As EPA notes, this assessment
provides a concise review, synthesis, and evaluation of the most policy-relevant science to serve as a scientific foundation for the review of the
national air quality standards for ozone. More on that review, below.
A warning to readers: This assessment is quite technical. But the bottom line is that the scientific evidence is stronger now than in 2006 (the last time EPA made such an assessment) linking ozone exposure to breathing and other health problems, including death! Here are some key conclusions:
The combined evidence from these [various scientific] disciplines supports the conclusion that there
is a causal relationship between short-term [ozone] exposure and respiratory effects. [including an increase in emergency room visits and hospital admissions]
Overall, the body of evidence indicates that there
is likely to be a causal relationship between short-term exposures to [ozone] and cardiovascular effects, including cardiovascular mortality.
...there is likely to be a causal relationship between long-term exposure to [ozone] and respiratory effects.

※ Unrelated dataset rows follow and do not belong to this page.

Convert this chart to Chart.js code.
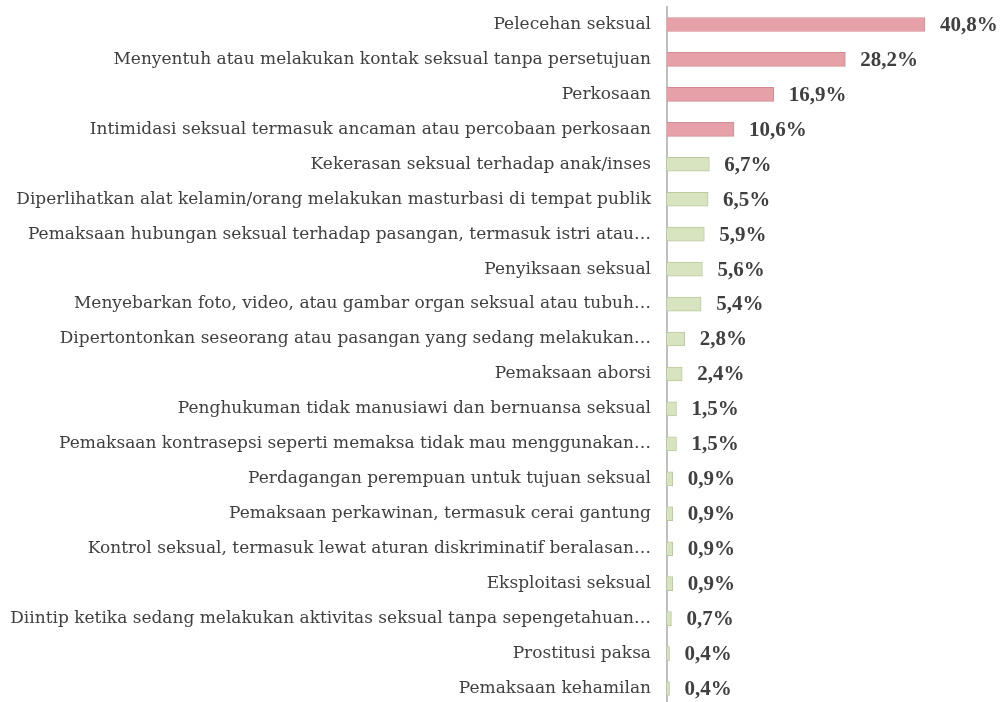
<!DOCTYPE html>
<html>
<head>
<meta charset="utf-8">
<script src="https://cdn.jsdelivr.net/npm/chart.js@4"></script>
<style>
  html, body { margin: 0; padding: 0; background: #fff; overflow: hidden; }
  #wrap { width: 1003px; height: 706px; position: relative; }
</style>
</head>
<body>
<div id="wrap"><canvas id="chart"></canvas></div>
<script>
// kategori kekerasan seksual
const categories = [
    'Pelecehan seksual',
    'Menyentuh atau melakukan kontak seksual tanpa persetujuan',
    'Perkosaan',
    'Intimidasi seksual termasuk ancaman atau percobaan perkosaan',
    'Kekerasan seksual terhadap anak/inses',
    'Diperlihatkan alat kelamin/orang melakukan masturbasi di tempat publik',
    'Pemaksaan hubungan seksual terhadap pasangan, termasuk istri atau…',
    'Penyiksaan seksual',
    'Menyebarkan foto, video, atau gambar organ seksual atau tubuh…',
    'Dipertontonkan seseorang atau pasangan yang sedang melakukan…',
    'Pemaksaan aborsi',
    'Penghukuman tidak manusiawi dan bernuansa seksual',
    'Pemaksaan kontrasepsi seperti memaksa tidak mau menggunakan…',
    'Perdagangan perempuan untuk tujuan seksual',
    'Pemaksaan perkawinan, termasuk cerai gantung',
    'Kontrol seksual, termasuk lewat aturan diskriminatif beralasan…',
    'Eksploitasi seksual',
    'Diintip ketika sedang melakukan aktivitas seksual tanpa sepengetahuan…',
    'Prostitusi paksa',
    'Pemaksaan kehamilan'
];

// persentase
const values = [40.8, 28.2, 16.9, 10.6, 6.7, 6.5, 5.9, 5.6, 5.4, 2.8,
                2.4, 1.5, 1.5, 0.9, 0.9, 0.9, 0.9, 0.7, 0.4, 0.4];

// 4 teratas disorot
const highlightCount = 4;

const pinkFill = '#e6a0a7';
const pinkBorder = '#d38a92';
const greenFill = '#d8e4bf';
const greenBorder = '#bccb9d';

const fills = values.map((v, i) => i < highlightCount ? pinkFill : greenFill);
const borders = values.map((v, i) => i < highlightCount ? pinkBorder : greenBorder);

// label nilai di ujung batang
const valueLabels = {
    id: 'valueLabels',
    afterDatasetsDraw(chart) {
        const ctx = chart.ctx;
        const meta = chart.getDatasetMeta(0);
        ctx.save();
        ctx.font = 'bold 21px "Liberation Serif"';
        ctx.fillStyle = '#404040';
        ctx.textAlign = 'left';
        ctx.textBaseline = 'middle';
        meta.data.forEach((bar, i) => {
            const txt = values[i].toFixed(1).replace('.', ',') + '%';
            ctx.fillText(txt, bar.x + 15, bar.y + 1);
        });
        ctx.restore();
    }
};

const ctx = document.getElementById('chart').getContext('2d');
new Chart(ctx, {
    type: 'bar',
    data: {
        labels: categories,
        datasets: [{
            data: values,
            backgroundColor: fills,
            borderColor: borders,
            borderWidth: 1,
            borderSkipped: 'left',
            barThickness: 14
        }]
    },
    options: {
        indexAxis: 'y',
        responsive: true,
        maintainAspectRatio: false,
        animation: false,
        layout: { padding: { top: 7, right: 4, bottom: 0, left: 0 } },
        plugins: {
            legend: { display: false },
            tooltip: { enabled: false }
        },
        scales: {
            x: {
                min: 0,
                max: 52.5,
                display: false
            },
            y: {
                grid: { display: false, drawTicks: false },
                border: { display: true, color: '#bfbfbf', width: 2 },
                ticks: {
                    autoSkip: false,
                    padding: 16,
                    color: '#404040',
                    font: { family: '"DejaVu Serif"', size: 17 }
                },
                afterFit(scale) {
                    scale.width = 667;
                    scale.paddingTop = 0;
                    scale.paddingBottom = 0;
                }
            }
        }
    },
    plugins: [valueLabels]
});
</script>
</body>
</html>
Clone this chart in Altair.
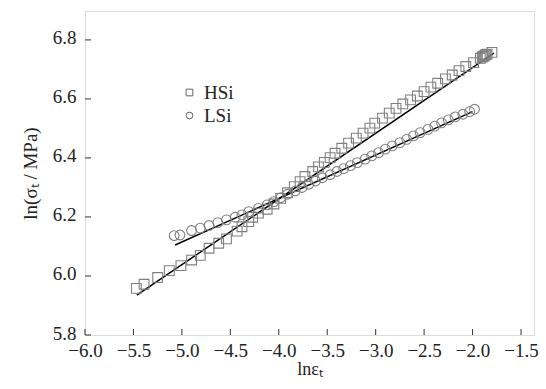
import altair as alt
import pandas as pd

# HSi data (ln strain, ln stress)
hsi_x = [-5.47, -5.39, -5.25, -5.13, -5.01, -4.90, -4.81, -4.72, -4.62, -4.54, -4.43, -4.38,
         -4.31, -4.27, -4.21, -4.12, -4.05, -3.98, -3.91, -3.84, -3.78, -3.73, -3.65, -3.59,
         -3.53, -3.47, -3.42, -3.35, -3.28, -3.20, -3.13, -3.06, -3.01, -2.93, -2.86, -2.79,
         -2.72, -2.64, -2.57, -2.50, -2.43, -2.36, -2.28, -2.21, -2.14, -2.07, -1.99, -1.92,
         -1.90, -1.89, -1.88, -1.87, -1.86, -1.85, -1.80]
hsi_y = [5.958, 5.972, 5.995, 6.018, 6.035, 6.054, 6.070, 6.094, 6.111, 6.126, 6.152, 6.167,
         6.184, 6.199, 6.213, 6.226, 6.244, 6.263, 6.282, 6.303, 6.320, 6.337, 6.354, 6.370,
         6.385, 6.401, 6.416, 6.433, 6.450, 6.467, 6.484, 6.501, 6.518, 6.535, 6.552, 6.568,
         6.583, 6.597, 6.610, 6.625, 6.640, 6.653, 6.668, 6.681, 6.696, 6.710, 6.723, 6.738,
         6.742, 6.744, 6.746, 6.749, 6.750, 6.752, 6.758]

# LSi data
lsi_x = [-5.08, -5.02, -4.90, -4.81, -4.72, -4.63, -4.54, -4.45, -4.38, -4.31, -4.21, -4.12,
         -4.05, -3.98, -3.91, -3.83, -3.76, -3.69, -3.62, -3.55, -3.47, -3.40, -3.33, -3.26,
         -3.19, -3.11, -3.04, -2.97, -2.90, -2.83, -2.75, -2.68, -2.61, -2.54, -2.46, -2.39,
         -2.32, -2.25, -2.18, -2.10, -2.03, -1.98]
lsi_y = [6.137, 6.139, 6.154, 6.162, 6.171, 6.181, 6.190, 6.199, 6.207, 6.218, 6.229, 6.241,
         6.252, 6.265, 6.277, 6.288, 6.300, 6.311, 6.322, 6.333, 6.343, 6.354, 6.364, 6.374,
         6.384, 6.396, 6.407, 6.418, 6.430, 6.441, 6.452, 6.463, 6.475, 6.486, 6.497, 6.508,
         6.519, 6.529, 6.539, 6.548, 6.557, 6.565]

# Linear fit end points
fit_hsi_x = [-5.465, -1.78]
fit_hsi_y = [5.935, 6.755]
fit_lsi_x = [-5.07, -2.00]
fit_lsi_y = [6.105, 6.557]

x_ticks = [-6.0, -5.5, -5.0, -4.5, -4.0, -3.5, -3.0, -2.5, -2.0, -1.5]
y_ticks = [5.8, 6.0, 6.2, 6.4, 6.6, 6.8]

FONT = "Liberation Serif"
W, H = 449, 324

pts = pd.concat([
    pd.DataFrame({"x": hsi_x, "y": hsi_y, "s": "HSi"}),
    pd.DataFrame({"x": lsi_x, "y": lsi_y, "s": "LSi"}),
])
fits = pd.concat([
    pd.DataFrame({"x": fit_hsi_x, "y": fit_hsi_y, "s": "HSi"}),
    pd.DataFrame({"x": fit_lsi_x, "y": fit_lsi_y, "s": "LSi"}),
])

xs = alt.Scale(domain=[-6.0, -1.366], nice=False, zero=False)
ys = alt.Scale(domain=[5.8, 6.898], nice=False, zero=False)

xaxis = alt.Axis(values=x_ticks, format=".1f", ticks=False, grid=False, domain=False,
                 labelFont=FONT, labelFontSize=19, labelColor="#222", labelPadding=6,
                 title="lnεₜ", titleFont=FONT, titleFontSize=18, titleFontWeight="normal",
                 titleColor="#222", titlePadding=0, labelFlush=False)
yaxis = alt.Axis(values=y_ticks, format=".1f", ticks=False, grid=False, domain=False,
                 labelFont=FONT, labelFontSize=19, labelColor="#222", labelPadding=9,
                 labelOffset=-2,
                 title="ln(σₜ / MPa)", titleFont=FONT, titleFontSize=19,
                 titleFontWeight="normal", titleColor="#222", titlePadding=12, labelFlush=False)

scatter = alt.Chart(pts).mark_point(filled=False, color="#808080", strokeWidth=1.1, size=95, opacity=1).encode(
    x=alt.X("x:Q", scale=xs, axis=xaxis),
    y=alt.Y("y:Q", scale=ys, axis=yaxis),
    shape=alt.Shape("s:N", scale=alt.Scale(domain=["HSi", "LSi"], range=["square", "circle"]),
                    legend=alt.Legend(title=None, orient="none", legendX=95, legendY=72,
                                      labelFont=FONT, labelFontSize=19, labelColor="#222",
                                      symbolSize=45, symbolStrokeColor="#666", symbolStrokeWidth=1,
                                      symbolFillColor="transparent", rowPadding=3, labelOffset=5)),
)

lines = alt.Chart(fits).mark_line(color="black", strokeWidth=1.5).encode(
    x=alt.X("x:Q", scale=xs), y=alt.Y("y:Q", scale=ys), detail="s:N"
)

xt = alt.Chart(pd.DataFrame({"v": x_ticks})).mark_rule(color="#333", strokeWidth=1).encode(
    x=alt.X("v:Q", scale=xs), y=alt.value(H), y2=alt.value(H - 6)
)
yt = alt.Chart(pd.DataFrame({"v": y_ticks})).mark_rule(color="#333", strokeWidth=1).encode(
    y=alt.Y("v:Q", scale=ys), x=alt.value(0), x2=alt.value(6)
)

chart = alt.layer(xt, yt, lines, scatter).properties(
    width=W, height=H,
    autosize=alt.AutoSizeParams(type="none"),
    padding={"left": 77, "top": 3, "right": 4, "bottom": 46},
).configure_view(stroke="#222", strokeWidth=1.5).configure(background="white")

chart.save("out.html", embed_options={"renderer": "svg", "actions": False})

As for the standards review noted above, you may recall that in 2008 the EPA under President Bush ignored the advice of EPA's science advisers and set a standard of 75 parts per billion. (The science advisers had argued for a standard within the range of 60-70).
President Obama's EPA promised to right this scientific wrong, but in 2011, the White House big-footed the EPA and kept in place what is now the Obama-Bush smog standard, following complaints by the oil and other industries. (Some state, health and environmental groups have sued against what we believe is an illegal Obama-Bush standard; a federal court could rule on this very soon.)
This new assessment is part of EPA's review of the standard. In theory, EPA will propose a new standard later this year, but don't bet on it unless a federal judge orders the agency to deal with this issue without further delay.
Thanks for Bloomberg BNA Daily Environment Report for calling this science assessment to our attention.